Saint-Roch 1973-2009 par Robert Fleury (1 de 7) : « Es-tu tombé sur la tête ? »
Journaliste retraité, Robert Fleury a longtemps travaillé dans le quartier Saint-Roch, au journal Le Soleil. Il y a aussi habité de 1990 à 2009. Dans une série de sept billets, il partage ses souvenirs avec les lecteurs de Monsaintroch. Voici le premier.

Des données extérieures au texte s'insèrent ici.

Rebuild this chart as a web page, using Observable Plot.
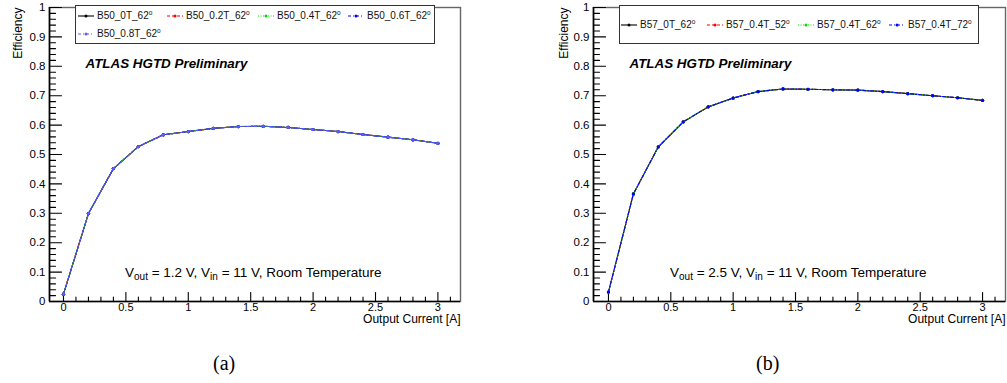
<!DOCTYPE html>
<html><head><meta charset="utf-8">
<script src="https://cdn.jsdelivr.net/npm/d3@7"></script>
<script src="https://cdn.jsdelivr.net/npm/@observablehq/plot@0.6"></script>
<style>
body{margin:0;background:#fff;font-family:"Liberation Sans",Arial,Helvetica,sans-serif;}
#wrap{position:relative;width:1007px;height:383px;overflow:hidden;background:#fff;}
#wrap svg.panel{position:absolute;top:0;}
.abs{position:absolute;white-space:nowrap;line-height:1;color:#000;}
.legend{position:absolute;border:1px solid #333;background:#fff;box-sizing:border-box;}
.entry{position:absolute;white-space:nowrap;font-size:10px;line-height:1;color:#111;}
.entry sup{font-size:6.5px;vertical-align:4px;line-height:0;}
.ann{font-size:13.5px;}
.ann sub{font-size:10px;vertical-align:-3px;line-height:0;}
.cap{font-family:"Liberation Serif","Times New Roman",serif;font-size:20px;}
</style></head><body><div id="wrap"></div>
<script>
// ---- data ----
const current = [0,0.2,0.4,0.6,0.8,1.0,1.2,1.4,1.6,1.8,2.0,2.2,2.4,2.6,2.8,3.0];
// panel (a): all five B50 series overlap on the same curve
const effB50 = [0.025,0.299,0.452,0.527,0.567,0.578,0.589,0.595,0.596,0.592,0.585,0.578,0.568,0.559,0.550,0.538];
// panel (b): all four B57 series overlap on the same curve
const effB57 = [0.032,0.366,0.526,0.611,0.662,0.692,0.714,0.723,0.722,0.720,0.719,0.714,0.707,0.700,0.693,0.684];
const seriesB50 = ["B50_0T_62","B50_0.2T_62","B50_0.4T_62","B50_0.6T_62","B50_0.8T_62"];
const seriesB57 = ["B57_0T_62","B57_0.4T_52","B57_0.4T_62","B57_0.4T_72"];
const yTicks = [0,0.1,0.2,0.3,0.4,0.5,0.6,0.7,0.8,0.9,1];
const yTickLabels = ["0","0.1","0.2","0.3","0.4","0.5","0.6","0.7","0.8","0.9","1"];
const xTicks = [0,0.5,1,1.5,2,2.5,3];
const xTickLabels = ["0","0.5","1","1.5","2","2.5","3"];
const yTitle = "Efficiency";
const xTitle = "Output Current [A]";
const atlasLabel = "ATLAS HGTD Preliminary";

// ---- styles ----
const colorsB50 = ["#000000","#ff0000","#00dd00","#0000ff","#5c5cff"];
const dashB50 = [null,"3,2","1,1.5","3,2,1,2","3,2,1,2"];
const colorsB57 = ["#000000","#ff0000","#00dd00","#0000ff"];
const dashB57 = [null,"3,2","1,1.5","3,2,1,2"];

const yMinor = d3.range(0, 50).map(i => i * 0.02).filter((v, i) => i % 5 !== 0);
const xMinor = d3.range(1, 32).map(i => i * 0.1).filter((v, i) => (i + 1) % 5 !== 0);

// plain tick stroke (no arrow head)
const tickShape = {draw(context, l) { context.moveTo(0, 0); context.lineTo(0, -l); }};

const wrap = document.getElementById("wrap");

function panel({left, width, mL, mR, xDomain, values, names, colors, dashes, effDx}) {
  const pts = current.map((x, i) => ({x, y: values[i]}));
  const tk = {shape: tickShape, anchor: "start", stroke: "#000", strokeWidth: 1.1};
  const marks = [
    Plot.frame({stroke: "#666", strokeWidth: 1.4}),
    Plot.axisY(yTicks, {tickSize: 0, tickPadding: 4, tickFormat: d => yTickLabels[yTicks.indexOf(d)], label: null, fontSize: 11.5}),
    Plot.axisX(xTicks, {tickSize: 0, tickPadding: 2, tickFormat: d => xTickLabels[xTicks.indexOf(d)], label: null, fontSize: 11}),
    Plot.vector(yTicks, {y: d => d, frameAnchor: "left", rotate: 90, length: 12, ...tk}),
    Plot.vector(yMinor, {y: d => d, frameAnchor: "left", rotate: 90, length: 6, ...tk}),
    Plot.vector(xTicks, {x: d => d, frameAnchor: "bottom", rotate: 0, length: 9, ...tk}),
    Plot.vector(xMinor, {x: d => d, frameAnchor: "bottom", rotate: 0, length: 4.5, ...tk}),
    Plot.ruleX([xDomain[0]], {stroke: "#000", strokeWidth: 1.6}),
    Plot.ruleY([0], {stroke: "#000", strokeWidth: 1.6}),
    Plot.text([yTitle], {frameAnchor: "top-left", rotate: -90, textAnchor: "end", dx: effDx, dy: 0, fontSize: 12, fill: "#000"}),
    Plot.text([xTitle], {frameAnchor: "bottom-right", textAnchor: "end", dy: 21, fontSize: 12, fill: "#000"}),
    Plot.text([atlasLabel], {frameAnchor: "top-left", textAnchor: "start", dx: 36, dy: 51, fontSize: 13.4, fontWeight: "bold", fontStyle: "italic", fill: "#000"})
  ];
  names.forEach((n, i) => {
    marks.push(Plot.line(pts, {x: "x", y: "y", stroke: colors[i], strokeWidth: 1.1, strokeDasharray: dashes[i]}));
    marks.push(Plot.dot(pts, {x: "x", y: "y", r: 1.6, fill: colors[i], stroke: null}));
  });
  const svg = Plot.plot({
    width, height: 330, marginLeft: mL, marginRight: mR, marginTop: 7, marginBottom: 29,
    x: {domain: xDomain}, y: {domain: [0, 1]},
    style: {fontFamily: "Liberation Sans, Arial, sans-serif", fontSize: "11px", background: "transparent", overflow: "visible", color: "#000"},
    marks
  });
  svg.classList.add("panel");
  svg.style.left = left + "px";
  wrap.appendChild(svg);
}

panel({left: 0, width: 500, mL: 49, mR: 40, xDomain: [-0.112, 3.181], values: effB50, names: seriesB50, colors: colorsB50, dashes: dashB50, effDx: -36});
panel({left: 540, width: 467, mL: 53, mR: 2, xDomain: [-0.12, 3.184], values: effB57, names: seriesB57, colors: colorsB57, dashes: dashB57, effDx: -34});

// ---- legends ----
function legend(box, entries) {
  const lg = document.createElement("div");
  lg.className = "legend";
  Object.assign(lg.style, {left: box.x + "px", top: box.y + "px", width: box.w + "px", height: box.h + "px"});
  wrap.appendChild(lg);
  entries.forEach(e => {
    const d = document.createElement("div");
    d.className = "entry";
    d.style.left = e.tx + "px";
    d.style.top = (e.cy - 5) + "px";
    d.innerHTML = e.name + "<sup>o</sup>";
    wrap.appendChild(d);
    const s = document.createElementNS("http://www.w3.org/2000/svg", "svg");
    s.setAttribute("width", 18); s.setAttribute("height", 6);
    s.style.position = "absolute";
    s.style.left = (e.tx - 20) + "px";
    s.style.top = (e.cy - 3) + "px";
    s.innerHTML = `<line x1="1" y1="3" x2="17" y2="3" stroke="${e.color}" stroke-width="1.1" ${e.dash ? `stroke-dasharray="${e.dash}"` : ""}/><circle cx="9" cy="3" r="1.5" fill="${e.color}"/>`;
    wrap.appendChild(s);
  });
}
legend({x: 75, y: 5, w: 360, h: 39}, [
  {name: seriesB50[0], tx: 97, cy: 16, color: colorsB50[0], dash: dashB50[0]},
  {name: seriesB50[1], tx: 186, cy: 16, color: colorsB50[1], dash: dashB50[1]},
  {name: seriesB50[2], tx: 277, cy: 16, color: colorsB50[2], dash: dashB50[2]},
  {name: seriesB50[3], tx: 367, cy: 16, color: colorsB50[3], dash: dashB50[3]},
  {name: seriesB50[4], tx: 97, cy: 34, color: colorsB50[4], dash: dashB50[4]}
]);
legend({x: 619, y: 5, w: 360, h: 39}, [
  {name: seriesB57[0], tx: 640, cy: 25, color: colorsB57[0], dash: dashB57[0]},
  {name: seriesB57[1], tx: 726, cy: 25, color: colorsB57[1], dash: dashB57[1]},
  {name: seriesB57[2], tx: 817, cy: 25, color: colorsB57[2], dash: dashB57[2]},
  {name: seriesB57[3], tx: 908, cy: 25, color: colorsB57[3], dash: dashB57[3]}
]);

// ---- annotations and captions ----
function addDiv(cls, html, x, y) {
  const d = document.createElement("div");
  d.className = "abs " + cls;
  d.innerHTML = html;
  d.style.left = x + "px"; d.style.top = y + "px";
  wrap.appendChild(d);
  return d;
}
addDiv("ann", "V<sub>out</sub> = 1.2 V, V<sub>in</sub> = 11 V, Room Temperature", 125, 266);
addDiv("ann", "V<sub>out</sub> = 2.5 V, V<sub>in</sub> = 11 V, Room Temperature", 670, 266);
addDiv("cap", "(a)", 213, 353);
addDiv("cap", "(b)", 756, 353);
</script></body></html>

1973. Mes premiers souvenirs du quartier Saint-Roch. Même la ville de Québec m’était peu familière.Nous venions de nous installer dans la proche banlieue, car j’avais été embauché au journal Le Soleil, situé alors au 390 rue Saint-Vallier Est. Comme tous les banlieusards, ma connaissance du quartier se limitait aux allers-retours au travail et, à l’occasion, à la fréquentation de quelques restos et tavernes.Je me souviens, non sans nostalgie, d’un vieux collègue qui rédigeait sa chronique devant la fenêtre qui donnait sur la rue de la Couronne… attablé au Chat Blanc, avec sa vieille Remington. Pour quelques dollars, de savoureuses saucisses et une ou deux drafts. Des chaises capitaine au fini patiné et usé, mais confortables.Saint-Roch avait encore à l’époque l’allure d’un centre-ville. Avec ses grands magasins, les Paquet, Pollack, le Syndicat et Laliberté. Et son mail Saint-Roch encore tout neuf qui se voulait une alternative aux nombreux centres d’achats qui poussaient en périphérie. Mais ils étaient de moins en moins fréquentés. Une décennie plus tard, seul survivrait Laliberté.Aujourd’hui tendance et pimpante, la rue Saint-Joseph n’était plus alors que l’ombre d’elle-même.De nombreux commerces fermaient les uns après les autres. Pas seulement sur Saint-Joseph, mais aussi sur Charest, sur Dorchester, sur de la Couronne, sur Saint-Vallier Est. Qui se souvient de l’Alitalia ? De Rochette ? De Kresge ?Si certains cinémas de films XXX sont disparus sans qu’on les regrette, on peine à imaginer que la culture se limitait aux films de série B, là où se trouvent aujourd’hui La Bordée et L’Impérial Bell. Il fallait peut-être que le quartier meure de mort lente pour éprouver ses premiers signes de renaissance. Une renaissance qui s’est fait attendre et qui, aujourd’hui encore, demeure fragile.
« Plywood City »
Vers la fin des années 1980, la rue Saint-Joseph avait perdu la moitié de ses magasins. Oui, un local commercial sur deux était fermé, placardé… ou prêté à un artiste ou un organisme communautaire pour y maintenir un semblant de vie en vitrine. Je les avais comptés. Désolant. Le taux d’occupation des édifices à bureau et commerciaux n’était guère plus reluisant : 45 % !1990. Retour en ville. Fini le trip de la campagne. Une maison au cœur du quartier, à deux coins rues du Mail Saint-Roch. Travailler à distance de marche. Redécouvrir un quartier où je n’avais fait que passer.C’est en marchant au bord de la rivière, en arpentant les rues, en examinant l’architecture ouvrière des édifices et des maisons centenaires, leurs corniches et logettes, qu’on découvre à quel point ce quartier est beau. Et mal aimé.Je me souviens encore de la stupéfaction d’une collègue en apprenant que je venais de m’installer dans le quartier : « Saint-Roch ? Mais es-tu tombé sur la tête ? »Il faut dire que vue des fenêtres du journal, la future Grande Place n’était plus qu’un champ de ruines avec ses édifices démolis. « Plywood City », écrivait un collègue.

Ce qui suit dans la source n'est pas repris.